Privacy walls jutting from either end of the balcony shielded him from the neighboring rooms. Behind him, his room was dark. Above him, only an occasional streak of moonlight penetrated the thick cloud layer. And below him, a roadway without street lamps completed the void of darkness.

He had an elevated perch on the second floor, and more importantly, he was nowhere near where a trained reconnaissance team would look for him. Someone with a trained eye would expect him to take a position along the top of the castle’s wall, behind the battlement. From that position, he not only would have had the advantage of elevation, but also an unimpeded view of the entire plaza, the protection of water on three sides, and the concealment of stone walls.

Which was exactly why he wasn’t there.

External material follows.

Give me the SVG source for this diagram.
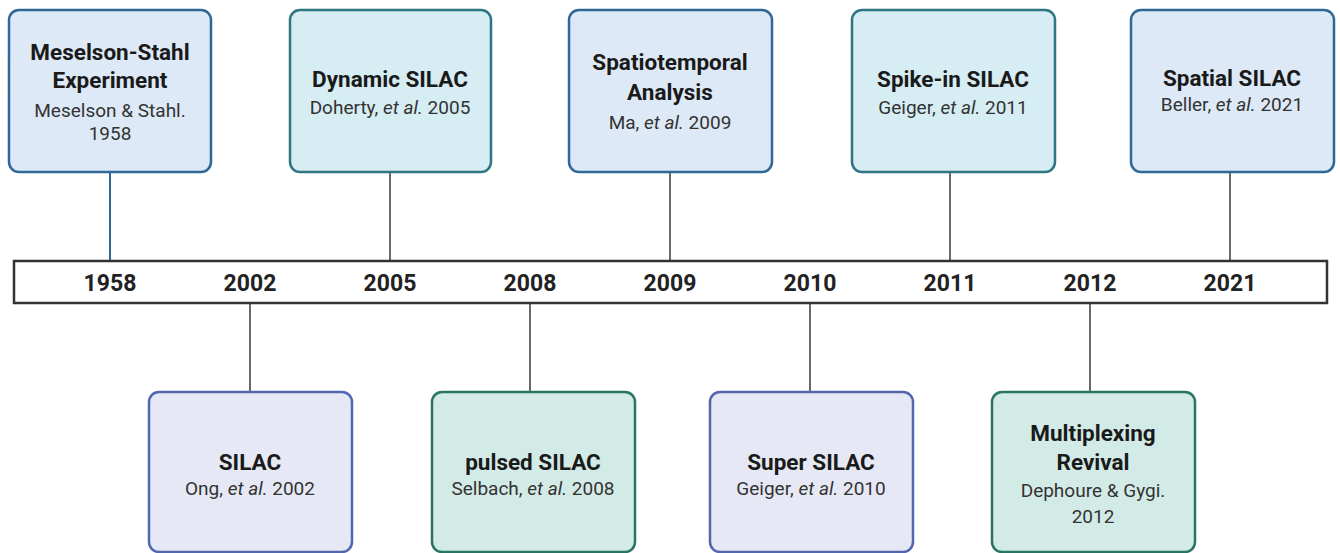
<svg xmlns="http://www.w3.org/2000/svg" width="1340" height="553" viewBox="0 0 1340 553">
<style>
.box{stroke-width:2.5}
.blue{fill:#dde9f6;stroke:#2f6796}
.teal{fill:#d6edf3;stroke:#2e7681}
.lav{fill:#e6e9f5;stroke:#5366b0}
.green{fill:#d3ebe6;stroke:#2a7464}
.t{font-family:Roboto,"Liberation Sans",sans-serif;font-weight:bold;font-size:22.5px;fill:#1a1a1a;text-anchor:middle}
.s{font-family:Roboto,"Liberation Sans",sans-serif;font-size:19px;fill:#333;text-anchor:middle}
.y{font-family:Roboto,"Liberation Sans",sans-serif;font-weight:bold;font-size:23px;fill:#222;text-anchor:middle}
.i{font-style:italic}
.c{stroke:#6b6b6b;stroke-width:2;fill:none}
</style>
<g id="connectors">
<line x1="110" y1="173" x2="110" y2="261" stroke="#2f6796" stroke-width="2"/>
<line class="c" x1="390" y1="173" x2="390" y2="261"/>
<line class="c" x1="670" y1="173" x2="670" y2="261"/>
<line class="c" x1="950" y1="173" x2="950" y2="261"/>
<line class="c" x1="1230" y1="173" x2="1230" y2="261"/>
<line class="c" x1="250" y1="303" x2="250" y2="392"/>
<line class="c" x1="530" y1="303" x2="530" y2="392"/>
<line class="c" x1="810" y1="303" x2="810" y2="392"/>
<line class="c" x1="1090" y1="303" x2="1090" y2="392"/>
</g>
<g id="timeline">
<rect x="14" y="261" width="1313" height="42" fill="#fff" stroke="#333" stroke-width="2.5"/>
<text class="y" x="110" y="291">1958</text>
<text class="y" x="250" y="291">2002</text>
<text class="y" x="390" y="291">2005</text>
<text class="y" x="530" y="291">2008</text>
<text class="y" x="670" y="291">2009</text>
<text class="y" x="810" y="291">2010</text>
<text class="y" x="950" y="291">2011</text>
<text class="y" x="1090" y="291">2012</text>
<text class="y" x="1230" y="291">2021</text>
</g>
<g id="n1958">
<rect class="box blue" x="9" y="10" width="202" height="162" rx="10"/>
<text class="t" x="110" y="60">Meselson-Stahl</text>
<text class="t" x="110" y="88">Experiment</text>
<text class="s" x="110" y="117">Meselson &amp; Stahl.</text>
<text class="s" x="110" y="140">1958</text>
</g>
<g id="n2005">
<rect class="box teal" x="290" y="10" width="201" height="162" rx="10"/>
<text class="t" x="390" y="87">Dynamic SILAC</text>
<text class="s" x="390" y="114">Doherty, <tspan class="i">et al.</tspan> 2005</text>
</g>
<g id="n2009">
<rect class="box blue" x="569" y="10" width="203" height="162" rx="10"/>
<text class="t" x="670" y="70">Spatiotemporal</text>
<text class="t" x="670" y="100">Analysis</text>
<text class="s" x="670" y="129">Ma, <tspan class="i">et al.</tspan> 2009</text>
</g>
<g id="n2011">
<rect class="box teal" x="852" y="10" width="203" height="162" rx="10"/>
<text class="t" x="953" y="87">Spike-in SILAC</text>
<text class="s" x="953" y="114">Geiger, <tspan class="i">et al.</tspan> 2011</text>
</g>
<g id="n2021">
<rect class="box blue" x="1131" y="10" width="203" height="162" rx="10"/>
<text class="t" x="1232" y="86">Spatial SILAC</text>
<text class="s" x="1232" y="111">Beller, <tspan class="i">et al.</tspan> 2021</text>
</g>
<g id="n2002">
<rect class="box lav" x="149" y="392" width="203" height="160" rx="10"/>
<text class="t" x="250" y="470">SILAC</text>
<text class="s" x="250" y="495">Ong, <tspan class="i">et al.</tspan> 2002</text>
</g>
<g id="n2008">
<rect class="box green" x="432" y="392" width="203" height="160" rx="10"/>
<text class="t" x="533" y="470">pulsed SILAC</text>
<text class="s" x="533" y="495">Selbach, <tspan class="i">et al.</tspan> 2008</text>
</g>
<g id="n2010">
<rect class="box lav" x="710" y="392" width="203" height="160" rx="10"/>
<text class="t" x="811" y="470">Super SILAC</text>
<text class="s" x="811" y="495">Geiger, <tspan class="i">et al.</tspan> 2010</text>
</g>
<g id="n2012">
<rect class="box green" x="992" y="392" width="203" height="160" rx="10"/>
<text class="t" x="1093" y="441">Multiplexing</text>
<text class="t" x="1093" y="470">Revival</text>
<text class="s" x="1093" y="497">Dephoure &amp; Gygi.</text>
<text class="s" x="1093" y="523">2012</text>
</g>
</svg>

From his current position, men approaching the castle by land would have their backs to him. He’d have them flanked from the outset.

Earlier, he had watched Frankie tape Sammy’s phone to the underside of the wrought-iron bench, then shuffle away with slouched shoulders and an occasional glance in Luke’s direction. The boy had trudged off in the direction of Rosalinda’s hotel with the enthusiasm of someone walking the plank.

When Calderon or his surrogate sat down on the bench, Luke would call him using Rosalinda’s satellite phone. He’d direct the would-be killer to the far side of the plaza, watching the area around the man as he moved across the park. From Luke’s position, he could easily spot any accomplice within a quarter mile of his mark.

Suddenly, an explosion of light seared his eyes.

A lightning flash had blinded him. A moment later a peal of thunder rolled over him. The gallium arsenide amplifier in his nightscope had magnified the light ten-thousand-fold, creating a burst of radiance so bright that it temporarily stole his eyesight. He blinked away the pain.

Slowly, his vision returned.

His task was already difficult enough without having to deal with lightning bursts. At this range — he was about two hundred yards from the castle — slow moving objects would be difficult to detect.

Even more troublesome were the variations in lighting across the search area, which degraded his scope’s optics. A light post near the dock cast a distorting glare on the eastern approach to the castle, while the western side of the fortress was in total darkness.